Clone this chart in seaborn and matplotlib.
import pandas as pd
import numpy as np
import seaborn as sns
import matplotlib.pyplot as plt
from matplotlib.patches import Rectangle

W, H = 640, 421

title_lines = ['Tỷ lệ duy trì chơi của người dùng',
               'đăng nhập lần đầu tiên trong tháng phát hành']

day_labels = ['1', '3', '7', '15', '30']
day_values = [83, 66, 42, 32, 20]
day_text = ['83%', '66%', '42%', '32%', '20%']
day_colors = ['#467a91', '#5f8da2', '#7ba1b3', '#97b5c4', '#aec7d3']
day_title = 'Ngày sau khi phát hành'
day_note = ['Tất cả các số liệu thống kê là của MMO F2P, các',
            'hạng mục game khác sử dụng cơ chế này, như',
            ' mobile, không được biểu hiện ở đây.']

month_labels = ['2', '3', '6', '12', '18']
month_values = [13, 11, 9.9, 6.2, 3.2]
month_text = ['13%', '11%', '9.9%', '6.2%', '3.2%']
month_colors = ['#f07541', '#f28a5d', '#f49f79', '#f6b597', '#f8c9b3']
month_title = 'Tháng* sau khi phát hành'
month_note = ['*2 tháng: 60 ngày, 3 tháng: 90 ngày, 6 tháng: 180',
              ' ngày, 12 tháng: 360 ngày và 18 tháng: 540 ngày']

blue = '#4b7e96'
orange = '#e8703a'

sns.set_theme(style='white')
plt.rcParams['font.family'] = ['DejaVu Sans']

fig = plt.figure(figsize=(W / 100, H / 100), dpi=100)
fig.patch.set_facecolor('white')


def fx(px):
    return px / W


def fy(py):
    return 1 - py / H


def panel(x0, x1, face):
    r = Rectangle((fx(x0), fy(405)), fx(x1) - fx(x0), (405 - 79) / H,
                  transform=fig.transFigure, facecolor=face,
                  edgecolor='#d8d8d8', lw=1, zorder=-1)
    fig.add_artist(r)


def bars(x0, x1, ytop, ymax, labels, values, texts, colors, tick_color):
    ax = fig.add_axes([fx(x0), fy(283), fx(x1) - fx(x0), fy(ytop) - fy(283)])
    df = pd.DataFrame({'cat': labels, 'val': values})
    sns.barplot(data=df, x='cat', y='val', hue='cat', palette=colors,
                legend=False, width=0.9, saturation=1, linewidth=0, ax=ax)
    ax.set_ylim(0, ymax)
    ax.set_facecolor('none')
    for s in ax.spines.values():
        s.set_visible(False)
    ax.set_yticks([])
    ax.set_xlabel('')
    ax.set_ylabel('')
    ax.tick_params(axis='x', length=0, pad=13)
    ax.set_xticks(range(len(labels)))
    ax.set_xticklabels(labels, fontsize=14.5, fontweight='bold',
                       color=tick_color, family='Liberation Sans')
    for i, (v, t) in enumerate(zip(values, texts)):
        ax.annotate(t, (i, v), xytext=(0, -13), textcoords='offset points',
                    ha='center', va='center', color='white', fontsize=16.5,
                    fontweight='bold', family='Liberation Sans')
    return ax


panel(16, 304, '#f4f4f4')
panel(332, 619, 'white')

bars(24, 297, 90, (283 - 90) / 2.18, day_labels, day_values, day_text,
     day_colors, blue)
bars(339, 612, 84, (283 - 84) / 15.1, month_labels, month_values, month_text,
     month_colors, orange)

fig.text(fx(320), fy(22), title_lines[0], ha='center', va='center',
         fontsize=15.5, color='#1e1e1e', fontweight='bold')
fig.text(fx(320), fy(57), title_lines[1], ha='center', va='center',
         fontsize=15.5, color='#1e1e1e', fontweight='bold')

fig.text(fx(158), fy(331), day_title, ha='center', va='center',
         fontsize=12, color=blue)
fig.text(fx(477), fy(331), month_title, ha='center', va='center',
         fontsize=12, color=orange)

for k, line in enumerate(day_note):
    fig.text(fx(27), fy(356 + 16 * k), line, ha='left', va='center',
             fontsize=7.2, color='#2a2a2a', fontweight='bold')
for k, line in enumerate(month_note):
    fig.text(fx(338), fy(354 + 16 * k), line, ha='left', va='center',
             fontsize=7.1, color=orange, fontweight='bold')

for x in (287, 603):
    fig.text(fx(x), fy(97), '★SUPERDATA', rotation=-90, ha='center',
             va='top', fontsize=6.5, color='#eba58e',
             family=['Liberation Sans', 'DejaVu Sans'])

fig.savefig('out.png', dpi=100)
◇ ◇ ◇ ◇ ◇
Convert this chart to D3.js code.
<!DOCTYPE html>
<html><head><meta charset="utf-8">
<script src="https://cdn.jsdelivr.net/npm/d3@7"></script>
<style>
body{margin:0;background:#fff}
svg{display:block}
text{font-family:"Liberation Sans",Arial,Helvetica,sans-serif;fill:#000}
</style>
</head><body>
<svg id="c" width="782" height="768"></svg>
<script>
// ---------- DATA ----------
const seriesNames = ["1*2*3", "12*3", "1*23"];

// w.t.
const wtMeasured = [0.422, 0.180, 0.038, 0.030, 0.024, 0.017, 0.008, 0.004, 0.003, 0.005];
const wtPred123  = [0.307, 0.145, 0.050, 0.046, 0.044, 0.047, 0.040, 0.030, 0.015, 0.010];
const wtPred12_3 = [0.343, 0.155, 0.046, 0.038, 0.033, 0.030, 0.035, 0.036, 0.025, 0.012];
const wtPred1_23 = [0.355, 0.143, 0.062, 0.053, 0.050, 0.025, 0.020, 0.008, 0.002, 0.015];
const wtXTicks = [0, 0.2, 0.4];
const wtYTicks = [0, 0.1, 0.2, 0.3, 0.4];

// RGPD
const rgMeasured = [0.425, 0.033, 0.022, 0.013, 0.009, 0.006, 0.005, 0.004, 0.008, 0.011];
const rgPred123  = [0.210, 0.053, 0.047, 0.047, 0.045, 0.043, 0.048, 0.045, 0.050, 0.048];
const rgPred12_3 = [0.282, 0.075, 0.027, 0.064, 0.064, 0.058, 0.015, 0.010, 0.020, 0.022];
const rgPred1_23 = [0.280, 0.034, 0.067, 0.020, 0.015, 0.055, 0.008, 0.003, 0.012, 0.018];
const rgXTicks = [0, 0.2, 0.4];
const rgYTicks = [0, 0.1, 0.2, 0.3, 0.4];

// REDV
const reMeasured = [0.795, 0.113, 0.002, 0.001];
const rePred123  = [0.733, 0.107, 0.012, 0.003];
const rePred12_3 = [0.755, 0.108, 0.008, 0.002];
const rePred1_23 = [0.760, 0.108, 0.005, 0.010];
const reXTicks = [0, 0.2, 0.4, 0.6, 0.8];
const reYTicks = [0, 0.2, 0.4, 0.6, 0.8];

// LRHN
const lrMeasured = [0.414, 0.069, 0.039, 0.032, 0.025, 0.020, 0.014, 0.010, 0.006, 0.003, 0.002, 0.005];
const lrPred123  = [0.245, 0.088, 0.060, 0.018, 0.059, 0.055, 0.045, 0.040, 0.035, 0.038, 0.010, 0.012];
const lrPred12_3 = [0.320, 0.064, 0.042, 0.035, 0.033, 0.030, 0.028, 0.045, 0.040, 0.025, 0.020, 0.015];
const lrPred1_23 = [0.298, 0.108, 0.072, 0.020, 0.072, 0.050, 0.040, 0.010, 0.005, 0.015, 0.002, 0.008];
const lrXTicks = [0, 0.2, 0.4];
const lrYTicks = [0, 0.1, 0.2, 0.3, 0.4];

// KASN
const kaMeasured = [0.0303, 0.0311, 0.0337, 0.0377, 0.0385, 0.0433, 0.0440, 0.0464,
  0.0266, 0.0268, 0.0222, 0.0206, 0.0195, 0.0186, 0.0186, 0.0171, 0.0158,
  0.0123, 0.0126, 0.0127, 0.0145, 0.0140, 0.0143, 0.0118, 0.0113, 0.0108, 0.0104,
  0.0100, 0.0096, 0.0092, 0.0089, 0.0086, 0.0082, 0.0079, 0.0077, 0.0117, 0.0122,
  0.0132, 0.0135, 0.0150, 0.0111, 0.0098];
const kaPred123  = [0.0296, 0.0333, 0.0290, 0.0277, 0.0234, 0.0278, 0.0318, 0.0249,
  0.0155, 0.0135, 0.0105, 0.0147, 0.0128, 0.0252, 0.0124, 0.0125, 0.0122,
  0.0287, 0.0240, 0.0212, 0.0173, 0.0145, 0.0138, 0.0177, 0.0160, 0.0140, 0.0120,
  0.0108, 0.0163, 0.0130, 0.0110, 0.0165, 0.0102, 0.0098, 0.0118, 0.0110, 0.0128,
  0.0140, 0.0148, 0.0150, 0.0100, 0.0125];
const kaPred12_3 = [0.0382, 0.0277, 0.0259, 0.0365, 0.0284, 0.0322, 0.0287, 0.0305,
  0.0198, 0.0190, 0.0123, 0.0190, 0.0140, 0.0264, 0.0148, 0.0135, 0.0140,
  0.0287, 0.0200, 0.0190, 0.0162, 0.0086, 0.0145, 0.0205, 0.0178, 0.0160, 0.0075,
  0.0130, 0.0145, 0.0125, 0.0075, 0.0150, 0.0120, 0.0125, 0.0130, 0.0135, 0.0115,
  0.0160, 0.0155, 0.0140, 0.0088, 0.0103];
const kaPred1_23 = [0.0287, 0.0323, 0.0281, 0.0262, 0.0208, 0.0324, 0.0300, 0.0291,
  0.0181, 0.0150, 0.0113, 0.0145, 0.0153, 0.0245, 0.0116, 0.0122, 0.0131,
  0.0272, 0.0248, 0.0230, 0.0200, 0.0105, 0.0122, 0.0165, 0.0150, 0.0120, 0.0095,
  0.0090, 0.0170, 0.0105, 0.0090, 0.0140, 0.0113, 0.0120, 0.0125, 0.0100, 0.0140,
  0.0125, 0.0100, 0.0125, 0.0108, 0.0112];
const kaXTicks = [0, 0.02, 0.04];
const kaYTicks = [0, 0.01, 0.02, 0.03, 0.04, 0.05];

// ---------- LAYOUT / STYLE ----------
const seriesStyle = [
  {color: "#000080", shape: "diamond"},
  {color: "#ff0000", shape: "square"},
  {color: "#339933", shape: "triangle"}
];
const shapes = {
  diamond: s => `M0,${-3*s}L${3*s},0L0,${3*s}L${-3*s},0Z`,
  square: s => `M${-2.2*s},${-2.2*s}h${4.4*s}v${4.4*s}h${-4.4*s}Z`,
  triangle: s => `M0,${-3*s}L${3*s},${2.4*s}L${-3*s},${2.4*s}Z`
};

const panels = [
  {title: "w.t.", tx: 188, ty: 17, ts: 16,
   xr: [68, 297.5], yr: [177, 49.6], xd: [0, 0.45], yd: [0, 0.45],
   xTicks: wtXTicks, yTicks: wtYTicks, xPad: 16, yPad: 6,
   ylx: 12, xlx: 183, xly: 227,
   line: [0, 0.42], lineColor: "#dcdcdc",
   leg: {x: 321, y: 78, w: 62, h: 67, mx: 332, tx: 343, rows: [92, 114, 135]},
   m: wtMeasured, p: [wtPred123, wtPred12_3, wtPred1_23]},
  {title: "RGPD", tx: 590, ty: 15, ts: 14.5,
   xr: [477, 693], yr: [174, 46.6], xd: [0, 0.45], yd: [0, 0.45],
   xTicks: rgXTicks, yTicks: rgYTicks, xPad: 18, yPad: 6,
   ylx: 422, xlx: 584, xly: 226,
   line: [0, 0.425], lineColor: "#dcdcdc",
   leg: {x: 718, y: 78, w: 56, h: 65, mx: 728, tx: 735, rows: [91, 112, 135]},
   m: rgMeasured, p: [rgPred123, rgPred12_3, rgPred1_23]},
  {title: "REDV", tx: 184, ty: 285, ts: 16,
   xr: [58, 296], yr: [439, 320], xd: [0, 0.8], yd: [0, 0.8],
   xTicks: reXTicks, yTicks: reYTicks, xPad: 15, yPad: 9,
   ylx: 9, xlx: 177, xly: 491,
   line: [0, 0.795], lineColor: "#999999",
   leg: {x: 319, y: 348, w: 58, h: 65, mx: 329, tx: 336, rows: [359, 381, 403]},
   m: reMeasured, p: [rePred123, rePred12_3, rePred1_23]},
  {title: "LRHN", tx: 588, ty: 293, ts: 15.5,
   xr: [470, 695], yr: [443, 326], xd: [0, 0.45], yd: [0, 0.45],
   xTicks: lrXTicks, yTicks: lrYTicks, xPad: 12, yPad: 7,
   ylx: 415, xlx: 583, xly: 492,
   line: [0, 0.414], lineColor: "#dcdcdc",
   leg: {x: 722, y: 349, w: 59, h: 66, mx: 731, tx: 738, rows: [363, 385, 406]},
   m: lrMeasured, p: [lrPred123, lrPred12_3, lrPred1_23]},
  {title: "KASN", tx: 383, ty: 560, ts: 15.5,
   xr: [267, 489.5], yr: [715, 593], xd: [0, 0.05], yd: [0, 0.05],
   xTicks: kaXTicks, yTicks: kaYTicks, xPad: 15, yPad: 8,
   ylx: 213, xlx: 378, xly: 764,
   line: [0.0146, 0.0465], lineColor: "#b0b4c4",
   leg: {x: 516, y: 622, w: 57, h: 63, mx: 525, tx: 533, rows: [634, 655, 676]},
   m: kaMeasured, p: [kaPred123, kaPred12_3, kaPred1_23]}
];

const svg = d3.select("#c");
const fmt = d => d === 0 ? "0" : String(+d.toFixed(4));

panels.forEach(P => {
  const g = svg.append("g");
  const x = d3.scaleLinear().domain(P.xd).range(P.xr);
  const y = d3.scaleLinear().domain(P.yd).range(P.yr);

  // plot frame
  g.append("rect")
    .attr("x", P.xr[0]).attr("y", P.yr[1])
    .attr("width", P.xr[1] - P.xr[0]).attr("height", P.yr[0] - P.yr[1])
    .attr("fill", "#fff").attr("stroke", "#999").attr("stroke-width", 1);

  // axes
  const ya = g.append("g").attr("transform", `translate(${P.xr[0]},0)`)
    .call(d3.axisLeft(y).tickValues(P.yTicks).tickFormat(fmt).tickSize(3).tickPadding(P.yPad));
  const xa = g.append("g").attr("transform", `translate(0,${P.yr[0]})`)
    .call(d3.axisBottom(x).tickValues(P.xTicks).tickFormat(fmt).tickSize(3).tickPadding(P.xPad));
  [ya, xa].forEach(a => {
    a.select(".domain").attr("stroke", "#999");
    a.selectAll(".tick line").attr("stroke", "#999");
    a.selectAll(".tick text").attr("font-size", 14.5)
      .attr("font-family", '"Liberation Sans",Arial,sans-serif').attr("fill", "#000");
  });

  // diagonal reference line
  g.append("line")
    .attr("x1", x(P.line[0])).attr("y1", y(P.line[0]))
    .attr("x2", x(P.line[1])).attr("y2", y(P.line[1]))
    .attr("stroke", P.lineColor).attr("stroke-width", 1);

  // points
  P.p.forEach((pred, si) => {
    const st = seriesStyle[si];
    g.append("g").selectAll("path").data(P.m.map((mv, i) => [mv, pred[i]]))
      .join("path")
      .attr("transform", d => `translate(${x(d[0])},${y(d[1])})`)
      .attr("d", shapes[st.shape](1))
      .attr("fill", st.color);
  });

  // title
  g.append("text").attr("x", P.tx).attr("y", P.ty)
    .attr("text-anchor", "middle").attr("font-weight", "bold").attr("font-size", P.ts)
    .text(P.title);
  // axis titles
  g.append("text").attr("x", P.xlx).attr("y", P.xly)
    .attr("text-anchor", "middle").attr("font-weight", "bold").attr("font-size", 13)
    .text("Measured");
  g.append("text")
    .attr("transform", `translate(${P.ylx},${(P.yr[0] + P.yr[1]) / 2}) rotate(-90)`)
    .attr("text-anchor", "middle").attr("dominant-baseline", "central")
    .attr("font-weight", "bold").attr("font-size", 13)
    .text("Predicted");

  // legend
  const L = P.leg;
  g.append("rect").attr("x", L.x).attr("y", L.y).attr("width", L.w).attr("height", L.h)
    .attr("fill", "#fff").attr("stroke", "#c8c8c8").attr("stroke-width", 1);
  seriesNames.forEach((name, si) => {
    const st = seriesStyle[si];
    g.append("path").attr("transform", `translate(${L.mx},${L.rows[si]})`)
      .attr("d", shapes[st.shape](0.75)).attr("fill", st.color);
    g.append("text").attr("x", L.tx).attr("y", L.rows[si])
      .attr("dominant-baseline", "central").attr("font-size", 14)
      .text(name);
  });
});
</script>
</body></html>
◇ ◇ ◇ ◇ ◇
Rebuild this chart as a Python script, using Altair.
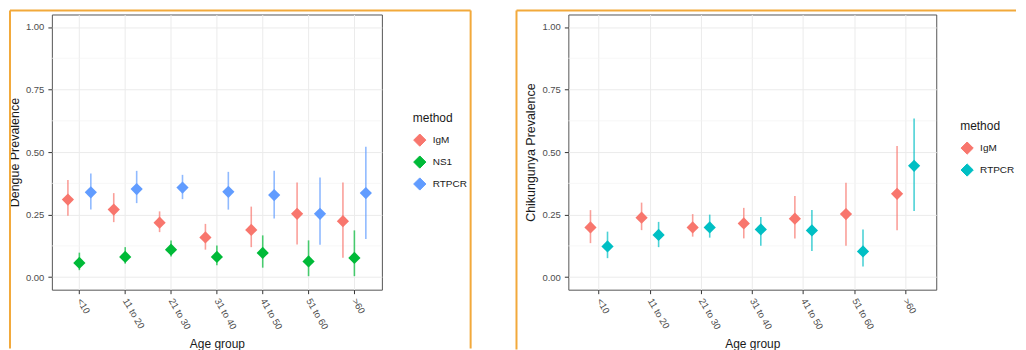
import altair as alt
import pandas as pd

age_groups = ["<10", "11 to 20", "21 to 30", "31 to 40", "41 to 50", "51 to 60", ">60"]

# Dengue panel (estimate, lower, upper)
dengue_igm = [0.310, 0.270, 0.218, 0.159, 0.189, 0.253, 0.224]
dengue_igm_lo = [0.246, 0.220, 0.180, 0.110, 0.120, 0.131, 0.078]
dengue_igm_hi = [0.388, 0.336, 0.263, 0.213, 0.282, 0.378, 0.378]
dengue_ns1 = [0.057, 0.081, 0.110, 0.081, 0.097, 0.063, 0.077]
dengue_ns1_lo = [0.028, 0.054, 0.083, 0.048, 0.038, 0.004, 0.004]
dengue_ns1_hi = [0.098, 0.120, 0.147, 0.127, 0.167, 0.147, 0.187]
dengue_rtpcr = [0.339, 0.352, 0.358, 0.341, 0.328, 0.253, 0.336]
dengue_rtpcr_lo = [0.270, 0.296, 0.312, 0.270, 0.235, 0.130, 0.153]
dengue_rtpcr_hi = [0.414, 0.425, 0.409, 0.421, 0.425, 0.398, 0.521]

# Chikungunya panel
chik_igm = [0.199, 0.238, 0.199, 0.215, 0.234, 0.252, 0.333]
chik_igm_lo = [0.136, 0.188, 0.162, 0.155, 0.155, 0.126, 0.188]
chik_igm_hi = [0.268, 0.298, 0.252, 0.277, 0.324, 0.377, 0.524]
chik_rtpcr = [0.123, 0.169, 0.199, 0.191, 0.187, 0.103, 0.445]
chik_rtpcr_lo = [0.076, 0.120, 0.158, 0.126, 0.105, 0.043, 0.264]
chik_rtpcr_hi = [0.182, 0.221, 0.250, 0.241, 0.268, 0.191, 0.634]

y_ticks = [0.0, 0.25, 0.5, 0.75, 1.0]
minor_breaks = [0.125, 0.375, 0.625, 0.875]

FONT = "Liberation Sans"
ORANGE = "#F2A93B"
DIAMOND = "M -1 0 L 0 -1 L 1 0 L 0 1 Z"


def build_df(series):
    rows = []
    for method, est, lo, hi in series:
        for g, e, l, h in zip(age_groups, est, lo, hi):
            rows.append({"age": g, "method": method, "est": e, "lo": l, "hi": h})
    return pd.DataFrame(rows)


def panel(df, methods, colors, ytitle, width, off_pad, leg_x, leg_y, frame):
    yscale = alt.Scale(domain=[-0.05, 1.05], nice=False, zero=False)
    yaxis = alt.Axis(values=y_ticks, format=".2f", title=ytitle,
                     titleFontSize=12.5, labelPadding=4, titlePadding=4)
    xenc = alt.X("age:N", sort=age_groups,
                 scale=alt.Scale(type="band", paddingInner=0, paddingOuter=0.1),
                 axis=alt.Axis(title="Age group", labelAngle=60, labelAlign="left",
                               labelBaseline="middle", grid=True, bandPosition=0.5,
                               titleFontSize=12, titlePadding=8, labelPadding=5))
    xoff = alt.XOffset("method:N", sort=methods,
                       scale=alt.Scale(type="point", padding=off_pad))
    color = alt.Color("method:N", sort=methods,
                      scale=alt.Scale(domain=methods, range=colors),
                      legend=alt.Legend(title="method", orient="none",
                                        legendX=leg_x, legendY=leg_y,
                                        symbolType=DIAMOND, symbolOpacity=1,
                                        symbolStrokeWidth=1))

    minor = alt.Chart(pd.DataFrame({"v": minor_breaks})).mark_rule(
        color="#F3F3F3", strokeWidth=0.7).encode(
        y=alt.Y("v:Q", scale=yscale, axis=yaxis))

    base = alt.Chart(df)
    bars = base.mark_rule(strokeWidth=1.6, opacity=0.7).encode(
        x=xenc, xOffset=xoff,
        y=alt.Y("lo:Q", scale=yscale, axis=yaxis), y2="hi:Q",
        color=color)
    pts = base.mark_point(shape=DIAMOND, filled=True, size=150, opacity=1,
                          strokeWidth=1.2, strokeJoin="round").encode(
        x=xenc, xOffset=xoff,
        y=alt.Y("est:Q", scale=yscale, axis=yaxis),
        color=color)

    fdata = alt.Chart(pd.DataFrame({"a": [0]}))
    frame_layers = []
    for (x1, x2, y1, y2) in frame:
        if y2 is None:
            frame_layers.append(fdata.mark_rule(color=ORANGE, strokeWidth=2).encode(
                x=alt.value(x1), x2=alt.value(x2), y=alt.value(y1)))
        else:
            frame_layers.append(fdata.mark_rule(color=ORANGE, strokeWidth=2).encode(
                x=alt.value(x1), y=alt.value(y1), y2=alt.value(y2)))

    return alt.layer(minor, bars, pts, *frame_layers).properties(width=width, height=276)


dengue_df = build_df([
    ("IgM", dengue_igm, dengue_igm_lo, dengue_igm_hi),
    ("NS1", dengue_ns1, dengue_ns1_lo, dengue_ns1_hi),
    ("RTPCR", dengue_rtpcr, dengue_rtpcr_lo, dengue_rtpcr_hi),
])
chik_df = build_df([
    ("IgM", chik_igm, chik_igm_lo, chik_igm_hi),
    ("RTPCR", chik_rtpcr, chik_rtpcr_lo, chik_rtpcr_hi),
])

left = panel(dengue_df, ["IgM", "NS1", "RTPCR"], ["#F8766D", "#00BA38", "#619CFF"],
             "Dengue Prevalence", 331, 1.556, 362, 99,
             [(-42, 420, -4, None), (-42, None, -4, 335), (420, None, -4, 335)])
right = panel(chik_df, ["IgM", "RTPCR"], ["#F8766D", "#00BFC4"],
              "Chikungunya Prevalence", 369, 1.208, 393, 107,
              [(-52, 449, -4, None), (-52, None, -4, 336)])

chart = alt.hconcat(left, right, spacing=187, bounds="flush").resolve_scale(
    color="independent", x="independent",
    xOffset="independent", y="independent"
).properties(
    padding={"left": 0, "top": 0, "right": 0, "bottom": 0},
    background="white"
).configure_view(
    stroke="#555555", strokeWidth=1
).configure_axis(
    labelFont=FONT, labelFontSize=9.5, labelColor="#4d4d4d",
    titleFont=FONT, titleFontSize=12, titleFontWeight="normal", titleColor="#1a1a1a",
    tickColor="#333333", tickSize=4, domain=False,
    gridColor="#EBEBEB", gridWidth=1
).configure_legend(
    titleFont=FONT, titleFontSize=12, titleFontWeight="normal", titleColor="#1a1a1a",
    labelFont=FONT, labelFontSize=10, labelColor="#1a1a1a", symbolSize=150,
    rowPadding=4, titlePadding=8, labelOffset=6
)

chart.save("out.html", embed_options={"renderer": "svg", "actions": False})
◇ ◇ ◇ ◇ ◇
Task to complete> Except for the pictures, write out exactly the lines from the line that contains "Rebuild this chart" through the line that contains "return pd.DataFrame(rows)", including both.

The reply>
Rebuild this chart as a Python script, using Altair.
import altair as alt
import pandas as pd

age_groups = ["<10", "11 to 20", "21 to 30", "31 to 40", "41 to 50", "51 to 60", ">60"]

# Dengue panel (estimate, lower, upper)
dengue_igm = [0.310, 0.270, 0.218, 0.159, 0.189, 0.253, 0.224]
dengue_igm_lo = [0.246, 0.220, 0.180, 0.110, 0.120, 0.131, 0.078]
dengue_igm_hi = [0.388, 0.336, 0.263, 0.213, 0.282, 0.378, 0.378]
dengue_ns1 = [0.057, 0.081, 0.110, 0.081, 0.097, 0.063, 0.077]
dengue_ns1_lo = [0.028, 0.054, 0.083, 0.048, 0.038, 0.004, 0.004]
dengue_ns1_hi = [0.098, 0.120, 0.147, 0.127, 0.167, 0.147, 0.187]
dengue_rtpcr = [0.339, 0.352, 0.358, 0.341, 0.328, 0.253, 0.336]
dengue_rtpcr_lo = [0.270, 0.296, 0.312, 0.270, 0.235, 0.130, 0.153]
dengue_rtpcr_hi = [0.414, 0.425, 0.409, 0.421, 0.425, 0.398, 0.521]

# Chikungunya panel
chik_igm = [0.199, 0.238, 0.199, 0.215, 0.234, 0.252, 0.333]
chik_igm_lo = [0.136, 0.188, 0.162, 0.155, 0.155, 0.126, 0.188]
chik_igm_hi = [0.268, 0.298, 0.252, 0.277, 0.324, 0.377, 0.524]
chik_rtpcr = [0.123, 0.169, 0.199, 0.191, 0.187, 0.103, 0.445]
chik_rtpcr_lo = [0.076, 0.120, 0.158, 0.126, 0.105, 0.043, 0.264]
chik_rtpcr_hi = [0.182, 0.221, 0.250, 0.241, 0.268, 0.191, 0.634]

y_ticks = [0.0, 0.25, 0.5, 0.75, 1.0]
minor_breaks = [0.125, 0.375, 0.625, 0.875]

FONT = "Liberation Sans"
ORANGE = "#F2A93B"
DIAMOND = "M -1 0 L 0 -1 L 1 0 L 0 1 Z"


def build_df(series):
    rows = []
    for method, est, lo, hi in series:
        for g, e, l, h in zip(age_groups, est, lo, hi):
            rows.append({"age": g, "method": method, "est": e, "lo": l, "hi": h})
    return pd.DataFrame(rows)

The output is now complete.